Complicated

I recently found a necklace after my mom passed. I was drawn to its simplicity and felt comfort in wearing it, though I could not explain why it felt different or where it even came from. I put it on and have not taken it off since. Lately, I catch myself reaching for it when I am anxious, twisting it between my fingers without even thinking, and I did not really understand why.
Today, on Mother’s Day, I was looking through old photos and found one of my mom and me on my First Communion day. And there it was. The necklace. I do not remember the necklace at all, but I remember the dress vividly because my mom made it for me. I remember how proud I was to wear something she created with her own hands. Proud that my mom made it just for me. Funny that I found that photo today. Mother’s Day. 
Mother’s Day has never been an easy day for me. Not as a daughter. Not as a mother. And now, especially not without my mom here. I think there is this expectation that Mother’s Day is supposed to feel soft and warm and easy. Beautiful cards. Perfect brunches. Matching smiles in photos. Everyone calling their mom their “best friend.” And if that is your story, I genuinely love that for you. But it has never quite been mine.
I did not have the quintessential mother-daughter relationship. My relationship with my mom was complicated. Layered. Heavy at times. Beautiful at times too. I loved my mother deeply. Fiercely. I admired her more than I can even explain. She was brilliant, accomplished, talented, respected, and capable of making absolutely anything feel elegant and intentional. She taught me to notice beauty. To appreciate history. To understand that there is value in tradition, in details, in doing things well. But being her daughter was not easy.
Her expectations were always high. Sometimes impossibly high. It took me years to understand that no matter what I achieved, accomplished, fixed, managed, or became, I would never fully make her happy in the way I desperately wanted to. That realization is painful to admit out loud because I know she loved me. She did. Absolutely. But love is complicated sometimes. People love from the places they know, and sometimes the way someone loves you is not the way you need to receive love. That has been one of the hardest lessons of my life.
Still, she shaped me into the woman I am today. Both because of her love and in spite of it. Because of her expectations and despite the weight of them. I carry so much of her in me. The good. The hard. The beautiful. The impossible.
Mother’s Day itself was never really about me. It was about honoring the mothers and women in the family first and foremost. The expectation of making the day special was always there. The planning. The pressure. The responsibility of making everyone feel celebrated and cared for. It was never about me. Ever. And honestly? I know how heavy that can feel. Thus I never want my own children to carry that kind of emotional obligation for me. I do not want them to feel responsible for my happiness.

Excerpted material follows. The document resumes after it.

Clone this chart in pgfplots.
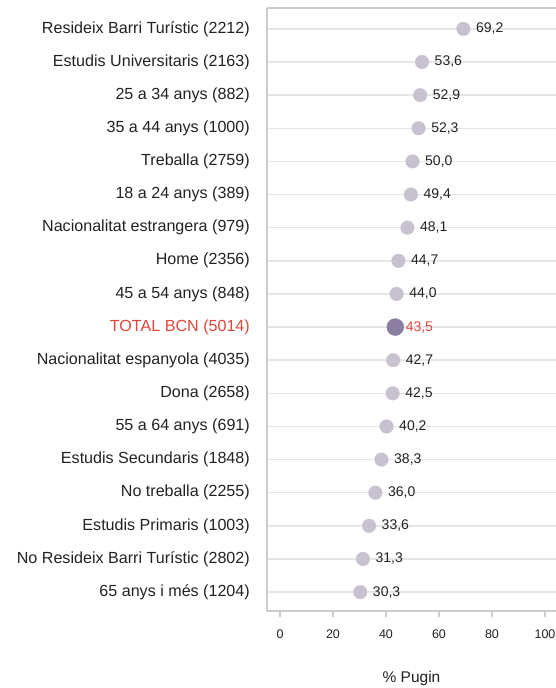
\documentclass[border=0pt]{standalone}
\usepackage{pgfplots}
\pgfplotsset{compat=1.18}
\usepackage{pgfplotstable}
\usepackage{fontspec}
\setmainfont{Liberation Sans}
\definecolor{dotlight}{HTML}{C8C1D0}
\definecolor{dotdark}{HTML}{8A7FA0}
\definecolor{totred}{HTML}{E0463A}
\definecolor{gridc}{HTML}{E6E6E6}
\definecolor{framec}{HTML}{CCCCCC}
\definecolor{txt}{HTML}{222222}

\pgfplotstableread{
x y lab
30.3 0 30,3
31.3 1 31,3
33.6 2 33,6
36.0 3 36,0
38.3 4 38,3
40.2 5 40,2
42.5 6 42,5
42.7 7 42,7
44.0 9 44,0
44.7 10 44,7
48.1 11 48,1
49.4 12 49,4
50.0 13 50,0
52.3 14 52,3
52.9 15 52,9
53.6 16 53,6
69.2 17 69,2
}\dataA

\pgfplotstableread{
x y lab
43.5 8 43,5
}\dataB

\begin{document}
\begin{tikzpicture}
\begin{axis}[
  name=ax,
  scale only axis,
  width=289pt, height=603pt,
  xmin=-4.9, xmax=104.15,
  ymin=-0.57, ymax=17.63,
  axis x line=box,
  axis y line=left,
  x axis line style={-, framec, line width=1.3pt},
  y axis line style={-, framec, line width=1.3pt},
  xtick={0,20,...,100},
  xtick pos=bottom,
  xtick align=outside,
  major tick length=6pt,
  xtick style={framec, line width=1.2pt},
  ytick={0,...,17},
  ytick style={draw=none},
  yticklabels={
    65 anys i més (1204),
    No Resideix Barri Turístic (2802),
    Estudis Primaris (1003),
    No treballa (2255),
    Estudis Secundaris (1848),
    55 a 64 anys (691),
    Dona (2658),
    Nacionalitat espanyola (4035),
    {\color{totred}TOTAL BCN (5014)},
    45 a 54 anys (848),
    Home (2356),
    Nacionalitat estrangera (979),
    18 a 24 anys (389),
    Treballa (2759),
    35 a 44 anys (1000),
    25 a 34 anys (882),
    Estudis Universitaris (2163),
    Resideix Barri Turístic (2212)
  },
  yticklabel style={font=\fontsize{16.1}{19}\selectfont, text=txt, inner sep=0pt, xshift=-14pt},
  xticklabel style={font=\fontsize{12.5}{15}\selectfont, text=txt, yshift=-9pt},
  /pgf/number format/assume math mode=true,
  ymajorgrids,
  major grid style={gridc, line width=1.5pt},
  xlabel={\% Pugin},
  xlabel style={font=\fontsize{15.5}{18}\selectfont, text=txt, at={(axis description cs:0.5,0)}, anchor=center, yshift=-67pt},
  clip=false,
]
\addplot[color=dotlight, only marks, mark=*, mark size=6.8pt, mark options={fill=dotlight, draw=dotlight, line width=0.4pt},
  point meta=explicit symbolic, nodes near coords,
  every node near coord/.append style={anchor=west, inner sep=0pt, xshift=12.5pt, font=\fontsize{14}{16}\selectfont, text=txt}]
  table[x=x, y=y, meta=lab]{\dataA};
\addplot[color=dotdark, only marks, mark=*, mark size=8.5pt, mark options={fill=dotdark, draw=dotdark, line width=0.4pt},
  point meta=explicit symbolic, nodes near coords,
  every node near coord/.append style={anchor=west, inner sep=0pt, xshift=10.3pt, font=\fontsize{14}{16}\selectfont, text=totred}]
  table[x=x, y=y, meta=lab]{\dataB};
\end{axis}
\pgfresetboundingbox
\path[use as bounding box] ([xshift=-267pt,yshift=-77pt]ax.south west) rectangle ([yshift=8pt]ax.north east);
\end{tikzpicture}
\end{document}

It took me years of therapy to figure out that I am responsible for my own happiness. I do not want my kids to spend their lives trying to earn love or approval or peace from me. That cycle ends here if I can help it.
And the truth is, I have not been a perfect mother. Not even close. There are moments I wish I could redo. Seasons I wish I had handled differently. Choices I made from fear, overwhelm, anger, survival mode, trauma, exhaustion. None of those are excuses. They are simply truths. I have apologized to my children, and I will continue to apologize when I get it wrong because I think mothers should. I think accountability matters.
I have always done the best I could with who I was at the time. And sometimes that version of me was struggling more than anyone realized. The reality is that each of my children got a different version of me as their mother because I was a different person while raising each one of them. Youthful. Older. Wiser. More wounded. More healed. More patient. Less patient. More financially secure. More emotionally exhausted. Every child enters a different chapter of our lives, and motherhood evolves whether we want it to or not. That does not mean the love was different. It means I was. And maybe that is the part nobody talks about enough.
Mothers are not perfect humans. They are simply human beings trying to carry the enormous responsibility of loving and shaping other human beings while often still healing themselves. We are flawed and fabulous all wrapped into one complicated package.
So today, Mother’s Day holds all of it for me at once. Love. Grief. Joy. Sadness. Gratitude. Regret. Admiration. Anger. Compassion. Longing. And maybe that is okay. Maybe motherhood was never meant to fit neatly into greeting cards and social media captions. Maybe the most honest thing we can do is tell the truth about it.